The undertaking was dubbed “Disney’s folly” by the Hollywood harbingers, many of whom were convinced that the film would bankrupt the studio.

However, the well-over-budget $1.5 million production costs were more than covered by the $8 million gross box office receipts from its initial worldwide release. The rest… as they say… is history!

Currently, the film’s lifetime gross is around $418 million. When this figure is adjusted for inflation that places it in the top-10 American film money-makers of all time.

From a pantomime point of view I came across this 1935 quote from Walter Elias Disney…

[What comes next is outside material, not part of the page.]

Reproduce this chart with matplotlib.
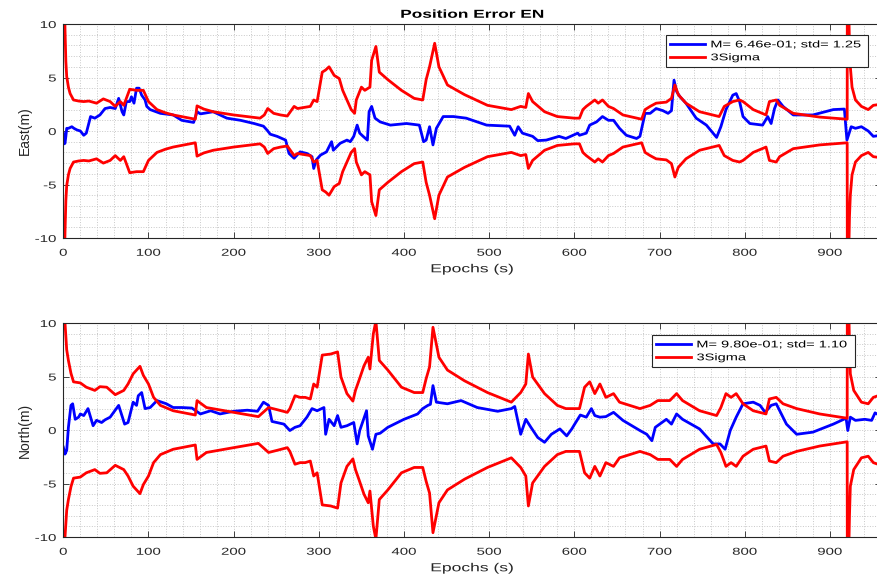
import numpy as np
import matplotlib
matplotlib.use("Agg")
import matplotlib.pyplot as plt
from matplotlib.patheffects import AbstractPathEffect
from matplotlib.transforms import Affine2D

plt.rcParams['font.family'] = ['Liberation Sans', 'DejaVu Sans']
plt.rcParams['axes.unicode_minus'] = False

# ---------------- East ----------------
east_sig_t = [0, 1, 2, 3, 4, 6, 8, 12, 18, 24, 30, 39, 47, 55, 61, 67, 71, 78, 86, 94, 100, 110, 120, 129, 142, 155,
              157, 165, 176, 200, 231, 236, 240, 247, 255, 263, 271, 275, 290, 294, 298, 304, 308, 312, 318, 324, 328,
              338, 342, 344, 350, 354, 360, 362, 367, 371, 381, 397, 412, 422, 426, 430, 436, 441, 451, 471, 498, 526,
              537, 543, 546, 551, 565, 580, 600, 606, 610, 614, 624, 628, 633, 640, 646, 657, 679, 683, 689, 696, 708,
              714, 718, 722, 731, 747, 770, 776, 786, 794, 798, 810, 825, 829, 837, 841, 857, 888, 920.3, 921, 922,
              923, 924, 926, 930, 937, 945, 951, 960]
east_sig = [30, 14, 9.5, 6.5, 5.1, 4.1, 3.5, 2.9, 2.8, 2.75, 2.8, 2.6, 3.0, 2.75, 2.3, 2.75, 2.4, 3.9, 3.8, 3.8, 2.75,
            2.0, 1.7, 1.5, 1.3, 1.1, 2.35, 2.05, 1.8, 1.5, 1.2, 1.5, 2.1, 1.65, 1.5, 1.4, 2.3, 2.1, 2.3, 2.9, 2.75, 5.5,
            5.7, 6.0, 5.2, 4.9, 3.8, 2.0, 1.65, 2.9, 4.1, 3.8, 4.1, 6.6, 7.9, 5.5, 4.8, 3.8, 3.05, 2.9, 4.8, 6.0, 8.2,
            6.0, 4.3, 3.4, 2.4, 2.0, 2.3, 2.2, 3.5, 2.75, 1.8, 1.35, 1.2, 1.2, 2.0, 2.3, 2.9, 2.6, 2.9, 2.3, 2.1, 1.5,
            1.1, 2.0, 2.3, 2.6, 2.7, 3.05, 4.3, 3.4, 2.6, 1.8, 1.35, 2.3, 2.75, 2.9, 2.75, 2.0, 1.5, 2.75, 2.9, 2.4,
            1.65, 1.3, 1.1, 60, 12, 8, 6.0, 4.1, 2.9, 2.3, 2.0, 2.4, 2.5]

east_err_t = [0, 1, 2, 3, 4, 6, 10, 12.5, 16, 20, 24, 27, 32, 37, 43, 49, 55, 61, 65, 69, 71, 74, 78, 80, 83, 86, 89,
              92, 96, 98, 102, 114, 129, 139, 153, 157, 161, 176, 192, 208, 224, 235, 239, 243, 251, 261, 265, 271,
              278, 286, 292, 294, 297, 302, 309, 315, 317, 325, 333, 337, 341, 345, 348, 352, 357, 359, 362, 366, 372,
              384, 403, 418, 423, 426, 430, 434, 438, 446, 458, 473, 497, 524, 530, 534, 539, 551, 557, 567, 582, 590,
              604, 606, 614, 618, 626, 633, 640, 646, 653, 661, 673, 677, 683, 689, 696, 704, 710, 714, 717, 720, 724,
              731, 743, 755, 767, 772, 778, 786, 790, 794, 798, 806, 821, 827, 831, 835, 839, 845, 857, 880, 904, 917,
              920, 925, 930, 937, 945, 951, 960]
east_err = [-0.2, -1.2, -1.15, -0.5, 0.25, 0.25, 0.4, 0.25, 0.1, 0, -0.4, -0.2, 1.35, 1.2, 1.5, 2.1, 2.2, 2.1, 3.05,
            1.8, 1.5, 2.75, 2.75, 3.2, 2.6, 4.0, 4.0, 3.35, 2.9, 2.3, 2.0, 1.65, 1.5, 1.0, 0.8, 1.8, 1.6, 1.8, 1.2, 1.0,
            0.7, 0.45, 0.1, -0.3, -0.5, -0.85, -2.1, -2.55, -1.95, -2.1, -2.4, -3.5, -2.7, -2.25, -1.95, -1.0, -1.8,
            -1.15, -0.85, -1.0, -0.5, 0.55, -0.2, -0.5, -0.85, 1.8, 2.3, 1.2, 0.85, 0.55, 0.7, 0.55, -1.0, -0.85, 0.4,
            -1.3, 0.25, 1.35, 1.35, 1.2, 0.55, 0.45, -0.4, 0.4, -0.2, -0.5, -0.9, -0.85, -0.5, -0.7, -0.2, -0.4, -0.2,
            0.55, 0.85, 1.35, 1.0, 1.0, 0.25, -0.4, -0.7, -0.5, 1.65, 1.65, 2.1, 1.9, 1.65, 1.9, 4.75, 3.7, 3.2, 2.6,
            1.2, 0.55, -0.6, 0.4, 2.0, 3.35, 3.5, 2.75, 1.35, 0.7, 0.55, 1.35, 0.7, 2.1, 2.9, 2.3, 1.5, 1.5, 2.0, 2.05,
            -0.85, 0.4, 0.25, 0.4, 0, -0.5, -0.4]

# ---------------- North ----------------
north_sig_t = [0, 1, 2, 4, 6, 9, 12, 20, 27, 37, 43, 51, 61, 71, 76, 82, 90, 94, 100, 106, 114, 129, 155, 157, 168,
               200, 229, 241, 251, 263, 266, 272, 278, 284, 290, 294, 298, 304, 314, 322, 326, 333, 340, 343, 347, 353,
               358, 360, 364, 367, 371, 381, 397, 412, 422, 426, 430, 434, 441, 451, 471, 498, 526, 537, 543, 546, 551,
               565, 580, 590, 606, 612, 618, 624, 630, 637, 646, 653, 677, 689, 698, 712, 720, 727, 747, 767, 772, 778,
               784, 790, 798, 810, 825, 829, 837, 845, 861, 888, 920.3, 921, 922, 923, 924, 928, 937, 945, 951, 960]
north_sig = [35, 18, 10, 7.5, 6.5, 5.3, 4.5, 4.4, 4.0, 3.7, 4.05, 4.0, 3.3, 3.7, 4.3, 5.25, 5.95, 5.1, 4.3, 3.05, 2.3,
             1.8, 1.4, 2.75, 2.1, 1.65, 1.25, 2.1, 1.9, 1.65, 2.0, 3.2, 3.05, 3.05, 2.9, 4.3, 4.0, 7.0, 7.1, 7.3, 4.95,
             3.4, 2.7, 3.7, 4.6, 6.0, 6.8, 5.7, 9.0, 10.2, 6.5, 5.6, 4.0, 3.5, 3.5, 4.8, 5.9, 9.6, 6.8, 5.6, 4.6, 3.5,
             2.6, 3.5, 4.3, 7.1, 4.95, 3.4, 2.3, 2.0, 2.0, 4.0, 4.5, 3.4, 4.3, 3.05, 3.4, 2.6, 2.0, 2.3, 2.75, 2.75,
             3.4, 2.75, 1.8, 1.35, 2.1, 3.4, 3.05, 3.4, 2.45, 1.8, 1.5, 2.9, 3.05, 2.45, 2.0, 1.5, 1.1, 60, 12, 8, 5.25,
             3.7, 2.6, 2.45, 3.05, 3.3]

north_err_t = [0, 2, 4, 6, 9, 11, 14, 18, 20, 24, 29, 35, 39, 45, 49, 55, 65, 72, 76, 82, 86, 88, 92, 96, 102, 110,
               121, 129, 139, 151, 161, 173, 184, 200, 216, 228, 235, 241, 245, 259, 266, 272, 278, 286, 292, 298, 306,
               308, 312, 318, 322, 326, 333, 341, 345, 348, 356, 358, 363, 367, 372, 381, 400, 416, 422, 428, 431, 434,
               438, 451, 467, 486, 510, 526, 530, 537, 543, 549, 557, 565, 573, 583, 591, 597, 600, 607, 614, 620, 624,
               630, 637, 646, 657, 677, 685, 691, 695, 708, 714, 720, 727, 747, 763, 771, 777, 783, 790, 798, 810, 818,
               824, 831, 837, 849, 861, 880, 904, 919, 921, 924, 930, 941, 949, 953, 960]
north_err = [-1.6, -2.25, -1.9, 0.25, 2.3, 2.45, 1.0, 1.2, 1.5, 1.35, 2.0, 0.4, 0.9, 0.7, 0.95, 1.2, 2.3, 0.55, 0.7,
             2.6, 2.3, 3.2, 3.5, 2.0, 2.1, 2.75, 2.45, 2.1, 2.1, 2.05, 1.5, 1.8, 1.5, 1.75, 1.85, 1.75, 2.6, 2.3, 0.8,
             0.55, -0.05, 0.25, 0.4, 1.2, 2.0, 1.8, 2.1, -0.4, 1.0, 0.4, 1.35, 0.25, 0.4, 0.7, -1.3, -0.05, 1.8, -0.55,
             -1.8, -0.4, -0.3, 0.25, 1.0, 1.5, 2.0, 2.3, 2.4, 4.15, 2.6, 2.45, 2.75, 2.1, 1.75, 2.0, 2.2, -0.4, 1.0,
             0.25, -0.7, -1.15, -0.4, 0.1, -0.55, 0.1, 0.5, 1.4, 1.2, 2.0, 1.35, 1.2, 1.25, 1.65, 0.9, -0.05, -0.4,
             -1.0, 0.25, 1.0, 0.55, 1.5, 1.0, 0.1, -1.3, -1.3, -1.8, -0.05, 1.2, 2.45, 2.6, 2.3, 1.65, 2.3, 2.45, 0.55,
             -0.4, -0.2, 0.55, 1.1, -0.05, 1.2, 0.9, 1.0, 0.9, 1.6, 1.3]

x_ticks = [0, 100, 200, 300, 400, 500, 600, 700, 800, 900]
y_ticks = [-10, -5, 0, 5, 10]
east_label = "M= 6.46e-01; std= 1.25"
north_label = "M= 9.80e-01; std= 1.10"


class HStretch(AbstractPathEffect):
    """Draw text stretched horizontally (the reference is a widened render)."""
    def __init__(self, sx=1.5, anchor='center'):
        super().__init__()
        self.sx = sx
        self.anchor = anchor

    def draw_path(self, renderer, gc, tpath, affine, rgbFace=None):
        ext = tpath.get_extents(affine)
        if self.anchor == 'left':
            cx = ext.x0
        elif self.anchor == 'right':
            cx = ext.x1
        else:
            cx = 0.5 * (ext.x0 + ext.x1)
        t = affine + Affine2D().translate(-cx, 0).scale(self.sx, 1).translate(cx, 0)
        renderer.draw_path(gc, tpath, t, rgbFace)


SX = 1.5
W, H = 878, 575
fig = plt.figure(figsize=(W / 100, H / 100), dpi=100)


def px_axes(left, top, right, bottom):
    return fig.add_axes([left / W, 1 - bottom / H, (right - left) / W, (bottom - top) / H])


ax1 = px_axes(63.3, 24, 881, 238)
ax2 = px_axes(63.3, 323, 881, 537)
TXT = '#262626'


def style(ax, ylabel):
    ax.set_xlim(0, 960)
    ax.set_ylim(-10, 10)
    ax.set_xticks(x_ticks)
    ax.set_yticks(y_ticks)
    ax.set_xticks(np.arange(0, 961, 20), minor=True)
    ax.set_yticks(np.arange(-10, 11, 1), minor=True)
    ax.grid(which='both', color='#c8c8c8', linestyle=':', linewidth=0.7)
    ax.set_axisbelow(True)
    ax.tick_params(which='major', direction='in', length=4, width=0.6, top=True, right=True,
                   labelsize=7.2, colors=TXT)
    ax.tick_params(axis='x', which='major', pad=7)
    ax.tick_params(axis='y', which='major', pad=5)
    ax.tick_params(which='minor', length=0)
    for s in ax.spines.values():
        s.set_linewidth(0.8)
        s.set_color(TXT)
    for lab in ax.get_xticklabels():
        lab.set_path_effects([HStretch(SX, 'center')])
    for lab in ax.get_yticklabels():
        lab.set_path_effects([HStretch(SX, 'right')])
    ax.set_ylabel(ylabel, fontsize=10, color=TXT, labelpad=7)
    xl = ax.set_xlabel('Epochs (s)', fontsize=8.4, color=TXT, labelpad=4)
    xl.set_path_effects([HStretch(SX, 'center')])


def draw(ax, et, ev, st, sv, label, box):
    ax.plot(et, ev, color='#0000ff', lw=2.0, label=label)
    ax.plot(st, sv, color='#ff0000', lw=2.0, label='3Sigma')
    ax.plot(st, -np.asarray(sv), color='#ff0000', lw=2.0)
    x0, y0, x1, y1 = box
    leg = ax.legend(loc='upper left', mode='expand',
                    bbox_to_anchor=(x0 / W, 1 - y1 / H, (x1 - x0) / W, (y1 - y0) / H),
                    bbox_transform=fig.transFigure,
                    prop={'size': 7.0}, fancybox=False, framealpha=1,
                    edgecolor=TXT, handlelength=3.6, borderpad=0.45, labelspacing=0.3,
                    handletextpad=0.55, borderaxespad=0.0)
    leg.get_frame().set_linewidth(0.8)
    for t in leg.get_texts():
        t.set_color('#000000')
        t.set_path_effects([HStretch(SX, 'left')])
    return leg


style(ax1, 'East(m)')
style(ax2, 'North(m)')
draw(ax1, east_err_t, east_err, east_sig_t, east_sig, east_label, (666, 35, 868, 67))
draw(ax2, north_err_t, north_err, north_sig_t, north_sig, north_label, (652, 335, 855, 367))
ttl = ax1.set_title('Position Error EN', fontsize=8.3, fontweight='bold', pad=4.5, color='#000000')
ttl.set_path_effects([HStretch(SX, 'center')])

fig.savefig('out.png', dpi=100)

“The first duty of the cartoon is not to picture or duplicate real action or things as they actually happen - but to give a caricature of life and action - to picture on the screen things that have run thru the imagination of the audience to bring to life dream-fantasies and imaginative fancies that we have all thought of during our lives or have had pictured to us in various forms during our lives… I definitely feel that we cannot do the fantastic things, based on the real, unless we first know the real. This point should be brought out very clearly to all new men, and even the older men.”



I reckon this applies to a stage production as well as one destined for the silver screen.